FTX, the cryptocurrency exchange founded by Sam Bankman-Fried, has decided to abandon its plans for revival and instead, liquidate all its assets to repay its customers. This decision was announced by FTX’s attorney, Andy Dietderich, during a bankruptcy court hearing in Delaware. Despite months of negotiations with potential investors and bidders, none were willing to invest the necessary funds to rebuild the exchange.
The failure of these negotiations highlighted the harsh reality that FTX was not what it initially appeared to be. Bankman-Fried had not established the necessary underlying technology or administrative infrastructure to operate FTX as a viable business. This revelation led to the conclusion that FTX was, in the words of Dietderich, “an irresponsible sham created by a convicted felon.”

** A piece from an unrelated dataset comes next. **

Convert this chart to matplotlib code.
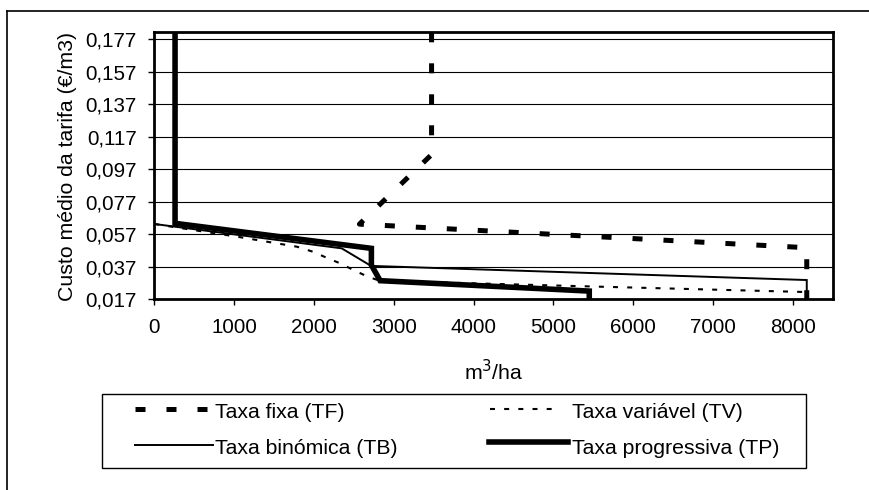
import matplotlib
matplotlib.use("Agg")
import matplotlib.pyplot as plt
from matplotlib.lines import Line2D
from matplotlib.patches import Rectangle

plt.rcParams['font.family'] = ['Liberation Sans', 'DejaVu Sans']

# ---- data ----
tf_x = [3474, 3474, 2570, 8175, 8175]
tf_y = [0.1813, 0.106, 0.0632, 0.0487, 0.017]

tv_x = [0, 485, 1036, 1412, 1788, 1989, 2164, 2327, 2515, 2678, 2830, 5584, 8175]
tv_y = [0.0633, 0.0596, 0.0555, 0.0524, 0.0493, 0.0462, 0.0424, 0.0391, 0.0345,
        0.0308, 0.0283, 0.0247, 0.0214]

tb_x = [0, 2348, 2716, 8175, 8175]
tb_y = [0.0633, 0.0483, 0.0375, 0.0288, 0.017]

tp_x = [260, 260, 2720, 2720, 2830, 5450, 5450]
tp_y = [0.1813, 0.0637, 0.0483, 0.0380, 0.0284, 0.0220, 0.017]

series_labels = ["Taxa fixa (TF)", "Taxa variável (TV)",
                 "Taxa binómica (TB)", "Taxa progressiva (TP)"]

y_ticks = [0.017, 0.037, 0.057, 0.077, 0.097, 0.117, 0.137, 0.157, 0.177]
y_tick_labels = ["0,017", "0,037", "0,057", "0,077", "0,097", "0,117", "0,137",
                 "0,157", "0,177"]
x_ticks = [0, 1000, 2000, 3000, 4000, 5000, 6000, 7000, 8000]
x_tick_labels = [str(v) for v in x_ticks]

W, H = 869, 490
fig = plt.figure(figsize=(W / 100, H / 100), dpi=100)

L, R, T, B = 154.3, 832.7, 32.3, 299.2
ax = fig.add_axes([L / W, 1 - B / H, (R - L) / W, (B - T) / H])
ax.set_xlim(0, 8500)
ax.set_ylim(0.017, 0.1813)

# styles
tf_style = dict(color='black', lw=3.6, linestyle=(0, (2.0, 4.2)), dash_capstyle='butt')
tv_style = dict(color='black', lw=1.5, linestyle=(0, (2.4, 4.4)), dash_capstyle='butt')
tb_style = dict(color='black', lw=1.4, solid_joinstyle='miter')
tp_style = dict(color='black', lw=4.0, solid_joinstyle='miter')

ax.plot(tv_x, tv_y, zorder=3, **tv_style)
ax.plot(tb_x, tb_y, zorder=3, **tb_style)
ax.plot(tp_x, tp_y, zorder=4, **tp_style)
ax.plot(tf_x, tf_y, zorder=5, **tf_style)

ax.set_yticks(y_ticks)
ax.set_yticklabels(y_tick_labels)
ax.set_xticks(x_ticks)
ax.set_xticklabels(x_tick_labels)
ax.yaxis.grid(True, color='black', lw=0.8)
ax.set_axisbelow(True)
ax.tick_params(axis='y', direction='out', length=4.3, width=1.0, pad=8.5, labelsize=14.8)
ax.tick_params(axis='x', direction='out', length=4.3, width=1.0, pad=9.5, labelsize=14.8)
for s in ax.spines.values():
    s.set_linewidth(2.0)

# axis titles
fig.text(68 / W, 1 - 166.5 / H, "Custo médio da tarifa (€/m3)", rotation=90,
         ha='center', va='center', fontsize=15.3)
fig.text((L + R) / 2 / W, 1 - 372 / H, "m$^3$/ha", ha='center', va='center', fontsize=15.3)

# outer frame of the original chart area
fig.add_artist(Line2D([7.3 / W, 1.0], [1 - 10.7 / H] * 2, transform=fig.transFigure,
                      color='black', lw=1.2))
fig.add_artist(Line2D([7.3 / W] * 2, [0, 1 - 10.7 / H], transform=fig.transFigure,
                      color='black', lw=1.2))

# legend box
lx0, lx1, ly0, ly1 = 101.7, 806, 394.3, 467.5
fig.add_artist(Rectangle((lx0 / W, 1 - ly1 / H), (lx1 - lx0) / W, (ly1 - ly0) / H,
                         transform=fig.transFigure, fill=False, edgecolor='black', lw=1.0))
entries = [
    (tf_style, 135, 208, 409, 215, 417.5, series_labels[0]),
    (tv_style, 490, 557, 409, 572.5, 417.5, series_labels[1]),
    (tb_style, 135, 213, 445, 215, 453.5, series_labels[2]),
    (tp_style, 489, 568, 442, 572, 453.5, series_labels[3]),
]
for st, hx0, hx1, hy, tx, ty, lab in entries:
    fig.add_artist(Line2D([hx0 / W, hx1 / W], [1 - hy / H] * 2, transform=fig.transFigure, **st))
    fig.text(tx / W, 1 - ty / H, lab, ha='left', va='baseline', fontsize=15.3)

fig.savefig("out.png", dpi=100)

Legal consequences and customer repayment
Bankman-Fried, now a convicted felon, faces decades in prison for fraud charges related to his operation of FTX. The company’s focus has now shifted to liquidating its assets to repay customers whose cryptocurrency deposits were frozen when the company filed for bankruptcy in November 2022.
FTX has managed to recover over $7 billion in assets to repay its customers and has reached agreements with government regulators. These regulators have agreed to delay their attempts to collect on about $9 billion in claims until customers are fully repaid. FTX expects to repay all customers in full, but the repayment will be calculated based on cryptocurrency prices from November 2022, a time when the cryptocurrency market was experiencing a prolonged slump.
This decision has led to numerous complaints from customers who feel short-changed by the use of November 2022 prices, especially considering the significant increase in the price of Bitcoin since then. In November, a Manhattan federal jury found Bankman-Fried guilty on seven counts of wire fraud and conspiracy to launder money.
Prosecutors accused Bankman-Fried of siphoning “stolen funds” to enrich himself and cover high-risk investments made by Alameda, and of boosting his luxury lifestyle with “exorbitant spending unrelated” to FTX operations. This included $100 million in political contributions, A-list celebrity endorsements, and personal expenses such as $200 million in Bahamas property and repaying loans given to Alameda, which faced an $8 billion budget shortfall as the crypto market plummeted in 2022.
Bankman-Fried was accused of defrauding FTX customers out of about $10 billion. His fraudulent activities extended from 2019 to November 2022, when FTX collapsed under the weight of a liquidity crisis caused by lending customer funds to Alameda Research, FTX’s sister hedge fund, without informing them. Bankman-Fried admitted to “large mistakes” in his management of the exchange during his testimony, including never putting a risk management team in place. He now faces a long prison term at a sentencing hearing set for 28 March by US District Judge Lewis Kaplan.